----- MATERIAL PROVIDED -----

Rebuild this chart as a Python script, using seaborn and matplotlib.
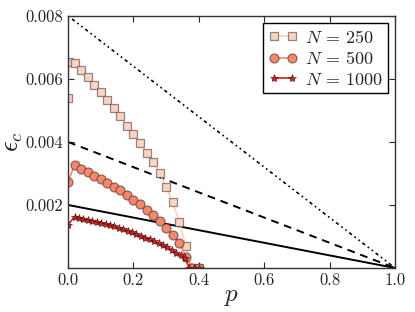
import numpy as np
import pandas as pd
import matplotlib
matplotlib.use("Agg")
import matplotlib.pyplot as plt
import seaborn as sns
from matplotlib.ticker import FormatStrFormatter

# N = 250 (squares)
p_250 = [0.0, 0.002, 0.02, 0.04, 0.06, 0.08, 0.10, 0.12, 0.14, 0.16, 0.18, 0.20,
         0.22, 0.24, 0.26, 0.28, 0.30, 0.32, 0.34, 0.36, 0.38, 0.40]
eps_250 = [0.0054, 0.00655, 0.00652, 0.00629, 0.00607, 0.00582, 0.0056, 0.00533,
           0.00509, 0.00483, 0.00452, 0.00424, 0.00398, 0.00366, 0.00336, 0.00301,
           0.00258, 0.00209, 0.00147, 0.0007, 0.0, 0.0]

# N = 500 (circles)
p_500 = [0.0, 0.02, 0.04, 0.06, 0.08, 0.10, 0.12, 0.14, 0.16, 0.18, 0.20, 0.22,
         0.24, 0.26, 0.28, 0.30, 0.32, 0.34, 0.36, 0.38, 0.40]
eps_500 = [0.00274, 0.00327, 0.00314, 0.00304, 0.00293, 0.00282, 0.00269, 0.00258,
           0.00248, 0.00232, 0.00216, 0.00203, 0.00184, 0.00168, 0.0015, 0.00128,
           0.00105, 0.0008, 0.00036, 0.0, 0.0]

# N = 1000 (stars)
p_1000 = [0.0, 0.02, 0.034, 0.047, 0.061, 0.074, 0.088, 0.101, 0.115, 0.128, 0.142,
          0.155, 0.169, 0.182, 0.196, 0.209, 0.223, 0.236, 0.25, 0.263, 0.277, 0.29,
          0.304, 0.317, 0.331, 0.344, 0.358, 0.37, 0.385, 0.40]
eps_1000 = [0.00137, 0.00163, 0.0016, 0.00156, 0.00153, 0.0015, 0.00147, 0.00144,
            0.0014, 0.00136, 0.00132, 0.00128, 0.00124, 0.00119, 0.00113, 0.00108,
            0.00102, 0.00096, 0.00091, 0.00085, 0.00079, 0.00073, 0.00066, 0.00058,
            0.00049, 0.00041, 0.00032, 0.0, 0.0, 0.0]

# straight reference lines eps = c (1 - p)
p_line = [0.0, 1.0]
eps_line_8 = [0.008, 0.0]
eps_line_4 = [0.004, 0.0]
eps_line_2 = [0.002, 0.0]

sns.set_style("ticks")
plt.rcParams["font.family"] = ["cmr10", "DejaVu Serif"]
plt.rcParams["mathtext.fontset"] = "cm"
plt.rcParams["axes.formatter.use_mathtext"] = True
plt.rcParams["xtick.direction"] = "in"
plt.rcParams["ytick.direction"] = "in"

col_250 = "#fdd3c1"
col_500 = "#f5876a"
col_1000 = "#d3201f"

fig = plt.figure(figsize=(4.15, 3.12), dpi=100)
ax = fig.add_axes([0.164, 0.141, 0.788, 0.808])

sns.lineplot(x=p_line, y=eps_line_8, ax=ax, color="black", lw=1.2,
             linestyle=(0, (1.0, 2.0, 2.0, 2.0, 1.0, 2.0)))
sns.lineplot(x=p_line, y=eps_line_4, ax=ax, color="black", lw=1.4,
             linestyle=(0, (4, 3)))
sns.lineplot(x=p_line, y=eps_line_2, ax=ax, color="black", lw=1.4)

sns.lineplot(x=p_250, y=eps_250, ax=ax, color=col_250, lw=1.2, sort=False,
             estimator=None, marker="s", markersize=6,
             markeredgecolor=(0.35, 0.3, 0.3, 0.65), markeredgewidth=0.9,
             label="$N\\,=\\,250$")
sns.lineplot(x=p_500, y=eps_500, ax=ax, color=col_500, lw=1.2, sort=False,
             estimator=None, marker="o", markersize=6.5,
             markeredgecolor=(0.35, 0.2, 0.2, 0.7), markeredgewidth=0.8,
             label="$N\\,=\\,500$")
sns.lineplot(x=p_1000, y=eps_1000, ax=ax, color=col_1000, lw=1.2, sort=False,
             estimator=None, marker="*", markersize=6,
             markeredgecolor=(0.25, 0.05, 0.05, 0.8), markeredgewidth=0.5,
             label="$N\\,=\\,1000$")

ax.set_xlim(0, 1)
ax.set_ylim(0, 0.008)
ax.set_xticks([0.0, 0.2, 0.4, 0.6, 0.8, 1.0])
ax.set_yticks([0.002, 0.004, 0.006, 0.008])
ax.xaxis.set_major_formatter(FormatStrFormatter("%.1f"))
ax.yaxis.set_major_formatter(FormatStrFormatter("%.3f"))
ax.tick_params(top=True, right=True, labelsize=12, length=4, width=0.8)
for s in ax.spines.values():
    s.set_visible(True)
    s.set_linewidth(1.0)
    s.set_color("#333333")

ax.set_xlabel("$p$", fontsize=18, labelpad=-2)
ax.set_ylabel("$\\epsilon_c$", fontsize=19, labelpad=0)

ax.legend(loc="upper right", numpoints=2, fontsize=13, frameon=True,
          fancybox=False, edgecolor="black", framealpha=1,
          handlelength=1.6, handletextpad=0.4, borderpad=0.3,
          labelspacing=0.25, borderaxespad=0.4)

fig.savefig("out.png", dpi=100)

-----

» **AIM OF THE TASK**: Give back the whole listing as it stands, minus its pictures.

» **TASK ANSWER**:
Rebuild this chart as a Python script, using seaborn and matplotlib.
import numpy as np
import pandas as pd
import matplotlib
matplotlib.use("Agg")
import matplotlib.pyplot as plt
import seaborn as sns
from matplotlib.ticker import FormatStrFormatter

# N = 250 (squares)
p_250 = [0.0, 0.002, 0.02, 0.04, 0.06, 0.08, 0.10, 0.12, 0.14, 0.16, 0.18, 0.20,
         0.22, 0.24, 0.26, 0.28, 0.30, 0.32, 0.34, 0.36, 0.38, 0.40]
eps_250 = [0.0054, 0.00655, 0.00652, 0.00629, 0.00607, 0.00582, 0.0056, 0.00533,
           0.00509, 0.00483, 0.00452, 0.00424, 0.00398, 0.00366, 0.00336, 0.00301,
           0.00258, 0.00209, 0.00147, 0.0007, 0.0, 0.0]

# N = 500 (circles)
p_500 = [0.0, 0.02, 0.04, 0.06, 0.08, 0.10, 0.12, 0.14, 0.16, 0.18, 0.20, 0.22,
         0.24, 0.26, 0.28, 0.30, 0.32, 0.34, 0.36, 0.38, 0.40]
eps_500 = [0.00274, 0.00327, 0.00314, 0.00304, 0.00293, 0.00282, 0.00269, 0.00258,
           0.00248, 0.00232, 0.00216, 0.00203, 0.00184, 0.00168, 0.0015, 0.00128,
           0.00105, 0.0008, 0.00036, 0.0, 0.0]

# N = 1000 (stars)
p_1000 = [0.0, 0.02, 0.034, 0.047, 0.061, 0.074, 0.088, 0.101, 0.115, 0.128, 0.142,
          0.155, 0.169, 0.182, 0.196, 0.209, 0.223, 0.236, 0.25, 0.263, 0.277, 0.29,
          0.304, 0.317, 0.331, 0.344, 0.358, 0.37, 0.385, 0.40]
eps_1000 = [0.00137, 0.00163, 0.0016, 0.00156, 0.00153, 0.0015, 0.00147, 0.00144,
            0.0014, 0.00136, 0.00132, 0.00128, 0.00124, 0.00119, 0.00113, 0.00108,
            0.00102, 0.00096, 0.00091, 0.00085, 0.00079, 0.00073, 0.00066, 0.00058,
            0.00049, 0.00041, 0.00032, 0.0, 0.0, 0.0]

# straight reference lines eps = c (1 - p)
p_line = [0.0, 1.0]
eps_line_8 = [0.008, 0.0]
eps_line_4 = [0.004, 0.0]
eps_line_2 = [0.002, 0.0]

sns.set_style("ticks")
plt.rcParams["font.family"] = ["cmr10", "DejaVu Serif"]
plt.rcParams["mathtext.fontset"] = "cm"
plt.rcParams["axes.formatter.use_mathtext"] = True
plt.rcParams["xtick.direction"] = "in"
plt.rcParams["ytick.direction"] = "in"

col_250 = "#fdd3c1"
col_500 = "#f5876a"
col_1000 = "#d3201f"

fig = plt.figure(figsize=(4.15, 3.12), dpi=100)
ax = fig.add_axes([0.164, 0.141, 0.788, 0.808])

sns.lineplot(x=p_line, y=eps_line_8, ax=ax, color="black", lw=1.2,
             linestyle=(0, (1.0, 2.0, 2.0, 2.0, 1.0, 2.0)))
sns.lineplot(x=p_line, y=eps_line_4, ax=ax, color="black", lw=1.4,
             linestyle=(0, (4, 3)))
sns.lineplot(x=p_line, y=eps_line_2, ax=ax, color="black", lw=1.4)

sns.lineplot(x=p_250, y=eps_250, ax=ax, color=col_250, lw=1.2, sort=False,
             estimator=None, marker="s", markersize=6,
             markeredgecolor=(0.35, 0.3, 0.3, 0.65), markeredgewidth=0.9,
             label="$N\\,=\\,250$")
sns.lineplot(x=p_500, y=eps_500, ax=ax, color=col_500, lw=1.2, sort=False,
             estimator=None, marker="o", markersize=6.5,
             markeredgecolor=(0.35, 0.2, 0.2, 0.7), markeredgewidth=0.8,
             label="$N\\,=\\,500$")
sns.lineplot(x=p_1000, y=eps_1000, ax=ax, color=col_1000, lw=1.2, sort=False,
             estimator=None, marker="*", markersize=6,
             markeredgecolor=(0.25, 0.05, 0.05, 0.8), markeredgewidth=0.5,
             label="$N\\,=\\,1000$")

ax.set_xlim(0, 1)
ax.set_ylim(0, 0.008)
ax.set_xticks([0.0, 0.2, 0.4, 0.6, 0.8, 1.0])
ax.set_yticks([0.002, 0.004, 0.006, 0.008])
ax.xaxis.set_major_formatter(FormatStrFormatter("%.1f"))
ax.yaxis.set_major_formatter(FormatStrFormatter("%.3f"))
ax.tick_params(top=True, right=True, labelsize=12, length=4, width=0.8)
for s in ax.spines.values():
    s.set_visible(True)
    s.set_linewidth(1.0)
    s.set_color("#333333")

ax.set_xlabel("$p$", fontsize=18, labelpad=-2)
ax.set_ylabel("$\\epsilon_c$", fontsize=19, labelpad=0)

ax.legend(loc="upper right", numpoints=2, fontsize=13, frameon=True,
          fancybox=False, edgecolor="black", framealpha=1,
          handlelength=1.6, handletextpad=0.4, borderpad=0.3,
          labelspacing=0.25, borderaxespad=0.4)

fig.savefig("out.png", dpi=100)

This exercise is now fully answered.